# Your thoughts on the best horse trailer please



## monikirk (30 May 2011)

Finally think I'm going to invest in a trailer for my friesian (will also be carrying another) - which ones should I steer clear of and what would you recommend?


----------



## Happytohack (30 May 2011)

It all depends on what you are towing with and how much  you want to spend.  Cheval Liberte are great trailers - they aren't as heavy as an Ifor and have fantastic suspension.  They also have a back ramp that can be used as a door which is great for haycarting, furniture moving etc.  They aren't cheap though.


----------



## canteron (30 May 2011)

Have a Richardson and really happy.  My normally uber fussy travelling horse is fine travelling in it, so guess thats a recommend from her too.


----------



## Peanot (30 May 2011)

I have the Richardson/rice supreme ultra. It is about 4-5 years old and I had it from new and I love it.  A friend last year had a new one but I`m not sure that its as nice as mine. The colour is nice but its just the fasteners and bits that are different.


----------



## Tiffany (30 May 2011)

I used to have a Bateson trailer and was really pleased with it. They are white in colour so very inviting for horses, quite roomy, good head height, sturdy floor and excellent suspension. Also looked like new again when washed and held it's value very well.

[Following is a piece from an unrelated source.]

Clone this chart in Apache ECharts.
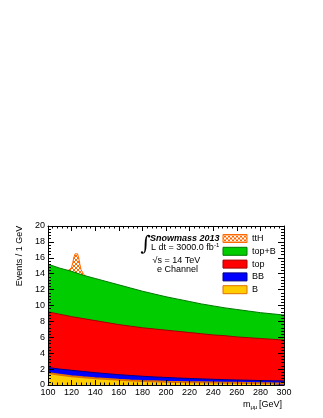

Oh and they were a professional, helpful Company to deal with.

www.batesontrailers.com


----------



## competitiondiva (30 May 2011)

would recommend the richardson supremes. little things like being able to open and close the grooms door from the inside and the front ramp opening on the correct side for the uk just make this trailer surpass some alternatives!!


----------



## honeythief (30 May 2011)

Without a doubt Ifor Williams is the best trailer manufacturer on the market - just look at how many there are at every show you go to. We have owned two now and I wouldn't buy anything else.


----------



## monkeybum13 (30 May 2011)

Love my richardson - all the horses I've travelled in it have been happy.
Much prefer the rice richardson to ifor williams.


----------



## rosie55 (30 May 2011)

i would recommend the new ifor williams trailers as they are large easy to manoever and use. they have lots of room and we also use ours as a tack room at shows. great investment.


----------



## horserugsnot4u (30 May 2011)

Just because there are loads of Ifor Williams' around doesn't IMO mean they are the best - just widely available, usually at heavily discounted prices as dealers have to sell a certain quota.  Not sure about the quality and comfort now, but a few years ago they were seen as basic and agricultural and there were issues with the aluminium floor and suspension/ride quality.  When I was purchasing a trailer a while back IW didn't make my shortlist, whereas Bateson, Richardson & Wessex did.


----------



## monikirk (31 May 2011)

Thanks for your opinions - always useful to get advice straight from the 'horses mouth'!


----------



## Rowreach (31 May 2011)

competitiondiva said:



			would recommend the richardson supremes. little things like being able to open and close the grooms door from the inside and the front ramp opening on the correct side for the uk just make this trailer surpass some alternatives!!
		
Click to expand...

Totally agree with this, plus they are smoother to tow than the IW and the suspension is better and the horses travel better.  I watch a lot of people drive away down my lane and the horses in the IWs are all over the place - the ones in the Richardson are not.  And the floors have a lifetime guarantee.


----------



## Louby (31 May 2011)

Ive had both Richardson and IW and both have there pros and cons.  I loved the Richardson, much smoother to tow when compared to the Ifor and loads of room at the front making it easier to unload a big horse BUT definately not as robust as the old style Ifor.  My horse had a paddy and ran out backwards a few times and bent the ramp.  I was pretty shocked


----------



## Luci07 (31 May 2011)

Another one for the Bateson. Even fussy travellers seem to travel well in mine. When researching I was advised that the older Ifors had an old fashioned suspenscion so the Bateson would tow better. I "think" the latest version has had that upgraded. I also got a lot of extras on my trailer as part of the normal fittings (i.e mirror so you can reverse to the tow bar, window on the front of the trailer so you can see in/horse can see out etc). Thought I would need to change mine as new boy is 17 hands and bang on the max height but he seems fine in it. Just needed to move my breech bar forward a little bit. Would go for the Ascot though and not the Deauville if I was looking. Theory of the saddle racks inside the trailer (Deaville) is good. Actuality of horse being able to reach and chew saddles is not so good! The Ascot has an external tack locker and I do wish I had that instead!


----------